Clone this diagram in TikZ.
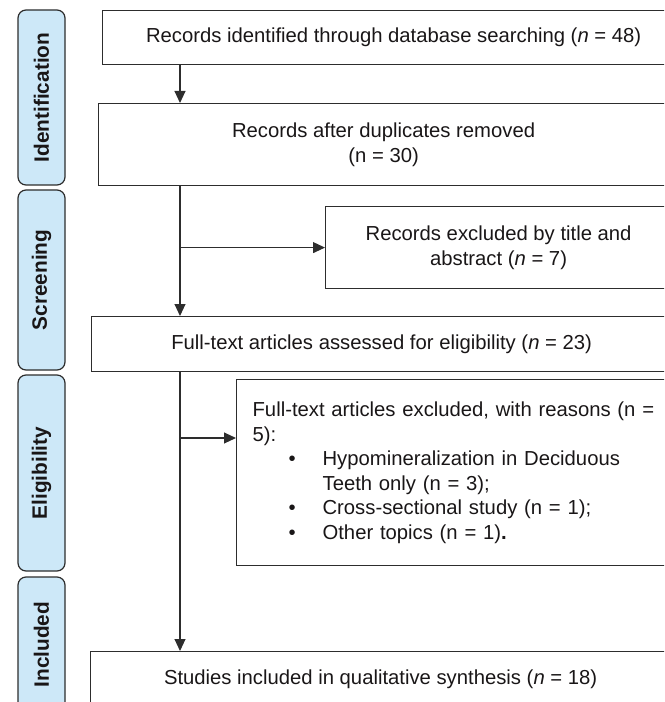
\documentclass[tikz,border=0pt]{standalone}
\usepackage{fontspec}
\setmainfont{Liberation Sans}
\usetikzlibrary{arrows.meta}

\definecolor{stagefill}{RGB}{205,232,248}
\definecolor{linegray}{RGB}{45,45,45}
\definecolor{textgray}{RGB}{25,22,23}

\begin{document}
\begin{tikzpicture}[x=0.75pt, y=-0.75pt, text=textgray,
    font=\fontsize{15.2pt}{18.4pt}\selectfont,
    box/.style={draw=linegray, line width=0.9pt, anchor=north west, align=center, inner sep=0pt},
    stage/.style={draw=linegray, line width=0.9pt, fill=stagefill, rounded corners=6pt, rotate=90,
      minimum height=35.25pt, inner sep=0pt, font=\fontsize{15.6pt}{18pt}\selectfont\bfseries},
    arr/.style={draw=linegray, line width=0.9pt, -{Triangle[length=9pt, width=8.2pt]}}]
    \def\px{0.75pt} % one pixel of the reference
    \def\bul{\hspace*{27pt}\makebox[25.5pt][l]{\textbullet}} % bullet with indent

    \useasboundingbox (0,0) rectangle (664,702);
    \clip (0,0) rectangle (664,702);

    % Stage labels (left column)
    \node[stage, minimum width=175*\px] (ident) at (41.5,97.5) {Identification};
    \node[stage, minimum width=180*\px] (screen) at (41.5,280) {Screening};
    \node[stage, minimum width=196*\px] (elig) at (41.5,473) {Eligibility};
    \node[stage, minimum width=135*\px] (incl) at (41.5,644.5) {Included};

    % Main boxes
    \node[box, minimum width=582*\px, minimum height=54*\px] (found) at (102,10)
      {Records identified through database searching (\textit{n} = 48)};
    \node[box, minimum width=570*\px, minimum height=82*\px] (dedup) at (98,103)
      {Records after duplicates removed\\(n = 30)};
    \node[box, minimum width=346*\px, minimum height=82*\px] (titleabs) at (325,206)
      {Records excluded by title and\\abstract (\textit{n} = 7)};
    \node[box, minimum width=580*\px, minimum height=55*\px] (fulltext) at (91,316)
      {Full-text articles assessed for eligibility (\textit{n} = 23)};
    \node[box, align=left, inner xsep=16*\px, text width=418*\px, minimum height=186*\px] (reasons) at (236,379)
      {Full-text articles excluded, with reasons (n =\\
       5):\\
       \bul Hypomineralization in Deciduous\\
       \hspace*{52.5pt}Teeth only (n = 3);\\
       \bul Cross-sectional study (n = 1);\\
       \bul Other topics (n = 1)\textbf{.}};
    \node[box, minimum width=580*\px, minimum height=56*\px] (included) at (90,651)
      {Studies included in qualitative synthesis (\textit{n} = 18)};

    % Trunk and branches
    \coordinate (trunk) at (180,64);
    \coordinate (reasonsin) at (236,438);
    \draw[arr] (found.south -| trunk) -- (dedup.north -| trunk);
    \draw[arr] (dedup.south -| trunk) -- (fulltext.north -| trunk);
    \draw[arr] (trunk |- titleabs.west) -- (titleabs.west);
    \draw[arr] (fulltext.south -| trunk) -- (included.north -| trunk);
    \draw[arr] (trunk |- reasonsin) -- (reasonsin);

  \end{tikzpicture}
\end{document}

Problem to solve: Write out an exact copy of the listing, first line through the line containing "minimum width=135*\px] (incl)", with the pictures left out.

Solution for this problem:
Clone this diagram in TikZ.
\documentclass[tikz,border=0pt]{standalone}
\usepackage{fontspec}
\setmainfont{Liberation Sans}
\usetikzlibrary{arrows.meta}

\definecolor{stagefill}{RGB}{205,232,248}
\definecolor{linegray}{RGB}{45,45,45}
\definecolor{textgray}{RGB}{25,22,23}

\begin{document}
\begin{tikzpicture}[x=0.75pt, y=-0.75pt, text=textgray,
    font=\fontsize{15.2pt}{18.4pt}\selectfont,
    box/.style={draw=linegray, line width=0.9pt, anchor=north west, align=center, inner sep=0pt},
    stage/.style={draw=linegray, line width=0.9pt, fill=stagefill, rounded corners=6pt, rotate=90,
      minimum height=35.25pt, inner sep=0pt, font=\fontsize{15.6pt}{18pt}\selectfont\bfseries},
    arr/.style={draw=linegray, line width=0.9pt, -{Triangle[length=9pt, width=8.2pt]}}]
    \def\px{0.75pt} % one pixel of the reference
    \def\bul{\hspace*{27pt}\makebox[25.5pt][l]{\textbullet}} % bullet with indent

    \useasboundingbox (0,0) rectangle (664,702);
    \clip (0,0) rectangle (664,702);

    % Stage labels (left column)
    \node[stage, minimum width=175*\px] (ident) at (41.5,97.5) {Identification};
    \node[stage, minimum width=180*\px] (screen) at (41.5,280) {Screening};
    \node[stage, minimum width=196*\px] (elig) at (41.5,473) {Eligibility};
    \node[stage, minimum width=135*\px] (incl) at (41.5,644.5) {Included};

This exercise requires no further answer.